This is a fun one! It gives you Mexican flavors and pasta all at once! Try adding more veggies for a healthier meal.
1 large chicken breast
1 - 15.25 oz can pablano and red pepper corn - any type of 'southwestern' corn will do fine. I think it's usually called southwestern, this is just what we found today
1/2 box of penne pasta
1/2 bell pepper
1 cup of tortilla chips
1 garlic clove, finely chopped
1 tbs. olive oil
Your favorite spicy seasoning mix - i personally love the Fiesta Party Dip Mix from Tastefully Simple - works for so much! But whatever you have works :)
Sauce:
1 - 10 oz can hot green chile enchilada sauce - we got the hot and I promise it wasnt hot....good flavor though so that's what I recommend
1 - 8 oz can tomato sauce - I got 'no salt' and this worked really well, but any will do
1/2 packet of taco seasoning
Pinch of salt
Pinch of pepper
4 slice of picked jalapeños chopped finely
1 tbs. salsa
Serves: 3 (2 with leftovers)
In a bowl, combine your 2 sauces, whisk in your spices and add your salsa and jalapeños. Mix together and then warm on medium low in a medium sauce pan -continue to stir occasionally. The sauce will thicken, which I think is great because it sticks to the food better. But keep it medium low and it won't thicken too much. When tasting this sauce you don't get too much heat, but once all the ingredients are together at the end it really comes through
Warm your olive oil in a large pan and add your garlic. Slice your chicken breast to about 1/2 in thick pieces, sprinkle on your favorite spicy seasoning (if you don't have one, a mix of cayenne and crushed red pepper will do the trick). Get your water for the pasta boiling and add pasta whenever it's boiling (I always add about 1 tsp of salt and 1/2 tsp of oil to the water).

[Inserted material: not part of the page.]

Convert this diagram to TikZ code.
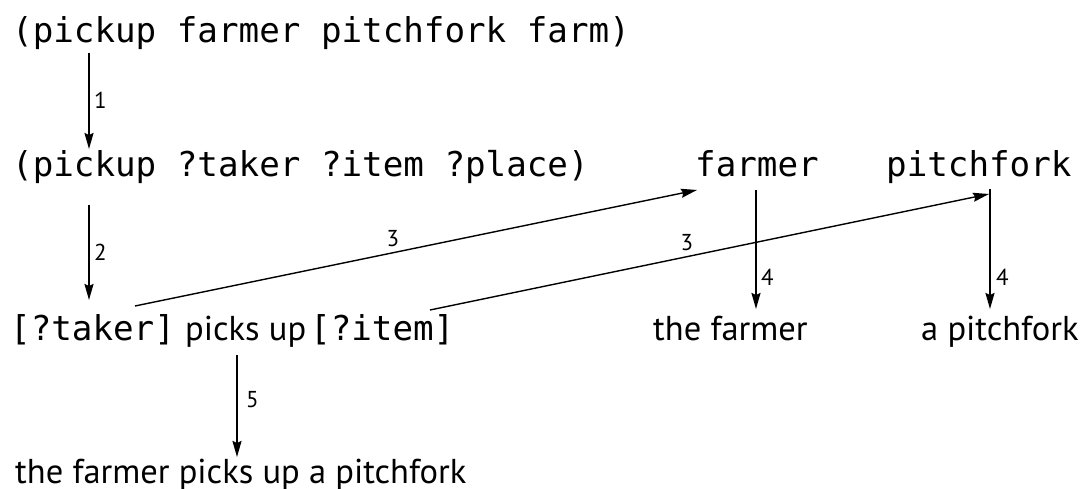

Cook your chicken in the pan until fully cooked and gets a nice golden sear on the outside - the best way to do this is to cook it thoroughly and once you run out of oil just keep an eye on it and don't add anymore, it will golden up in no time.
Add your peppers to the chicken pan when the chicken has about 5 minutes left (including the goldening time - goldening not sure that's a word, but it can be now!) cook the peppers until they are al dente.
Remove your chicken and peppers and add your corn to the same pan to warm. Cut your chicken and peppers to the desired size (slices, diced, whatever works for you).
Once the pasta is done and the corn is warm it's time to serve!
Put your pasta In a bowl, topped with sauce, peppers, chicken, and corn (drained). Have the tortillas crushed for each individual to top their own bowl with so they don't get too soggy.
Feel free to have cheese available, too! Some taco cheese would be great on this!
Other Options/In Case of Emergency:
Any corn will work because once it's added you won't taste much of a difference
Play with this one! Add peas, beans, zucchini, whatever you think will work!
If you like spicy things - I actually added the whole packet of taco seasoning, but we love spicy so I didn't want to scare anyone.
Use a different protein too! This would definitely be good with pork or ground beef. Switch it up - use what you like! Or even cut the meat out all together and just have veggies :)
Fresh jalapeño would be fine too if you don't have the pickled.
Bow ties, rigatoni, anything will do in this category (not sure how spaghetti would be, but hey, why not!?)